1. Hyde Park
There’s a glorious avenue of sweet chestnut trees running between the sandy track of Rotten Row and the Serpentine in Hyde Park, and some more at the southern end of Kensington Gardens, complete with happy foragers, many Italian or Chinese. Take a bag.
2. Hampstead Heath
The 800-acre Heath has magnificent trees, but delve a little deeper with this delightful Natural History Museum film (hampsteadheath.net/autumn-walk.html) and end with a cosy tea at Kenwood’s Brew House english-heritage.org.uk/visit/places/kenwood.
3. Victoria Park
The first planned park in Britain, built in London’s East End in the 1840s, worked with Trees for Cities to create three tree trails: World, Heritage and Children’s. Big walkers can stride along the green route all the way out to the Queen Elizabeth Olympic Park.
Iron and timber
4. Epping Forest
Ambresbury Bank is an Iron Age fort at the north end of Epping Forest, a literal high spot in 6,000 acres of deciduous forest owned by the City of London. Walk south west to High Beach and family-run biker haunt the Old Tea Hut (originalteahut.com).
Epping Forest CREDIT: GETTY
Chequers and Chilterns
5. Wendover, Buckinghamshire
Hop on a train from Marylebone and you’ll be in the Chiltern Hills in 50 minutes. It’s an Area of Outstanding Natural Beauty (AONB) and the first walk in this leaflet takes you high through the smooth beeches of Wendover Woods and past the PM’s country pad.
Foraging and fossils
6. Lesnes Abbey, Bexley
The Green Chain Walk is south east London’s best-kept – or most ignored – secret. Section 1 covers ruined twelfth-century Lesnes Abbey, its woods stuffed with chestnuts, mushrooms (pick only if you know your fungi) and a fossil pit for young geologists.
Grapes and mistletoe
7. Hampton Court Palace
In 1768 Hampton Court’s gardeners planted a vine to supply King George III with Black Hamburg grapes. 250 years later it’s the biggest surviving vine in the world, with its own greenhouse and keeper. Every autumn you can buy the grapes from the Walled Garden. The palace gardens are full of blazing trees, as is (free) Bushy Park beyond.
Dr Fox’s treasured trees
8. Winkworth, Surrey
A 40-minute drive down the A3 and two miles from Godalming railway station, 1,000 trees colour a deep Surrey valley. The collection was planted by Dr Wilfrid Fox in the 1930s and has grown over the past 60 years thanks to the National Trust. There are regular volunteer-led walks and plenty of flatter trails for small children or wheelchairs.

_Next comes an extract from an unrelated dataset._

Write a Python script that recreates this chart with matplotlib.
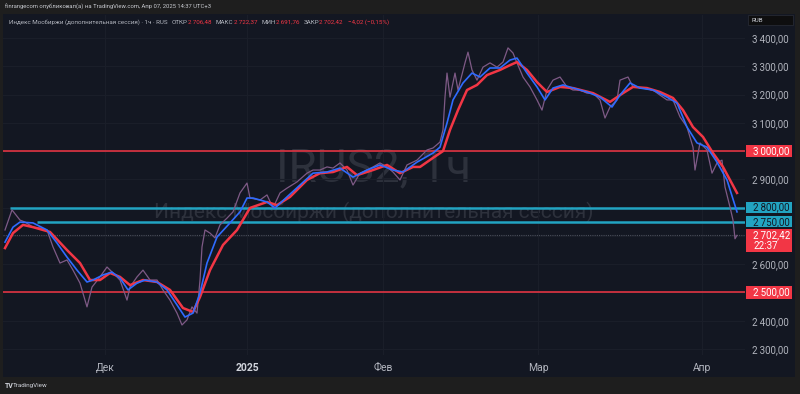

9. London’s heritage cemeteries
Nowhere captures the melancholy beauty of the dying year better than the ‘Magnificent Seven’. The most famous is Highgate, but do try Brompton, Kensal Green and lesser-known Nunhead and Tower Hamlets. Loyal ‘Friends of’ run events and walks.
Autumn memorial walk
10. Royal parks
For a proper autumn yomp through central London, borrow the Diana Princess of Wales Memorial Walk in her 20th anniversary year and follow the metal floor plaques on a seven-mile route through four royal parks, passing six of her former London homes.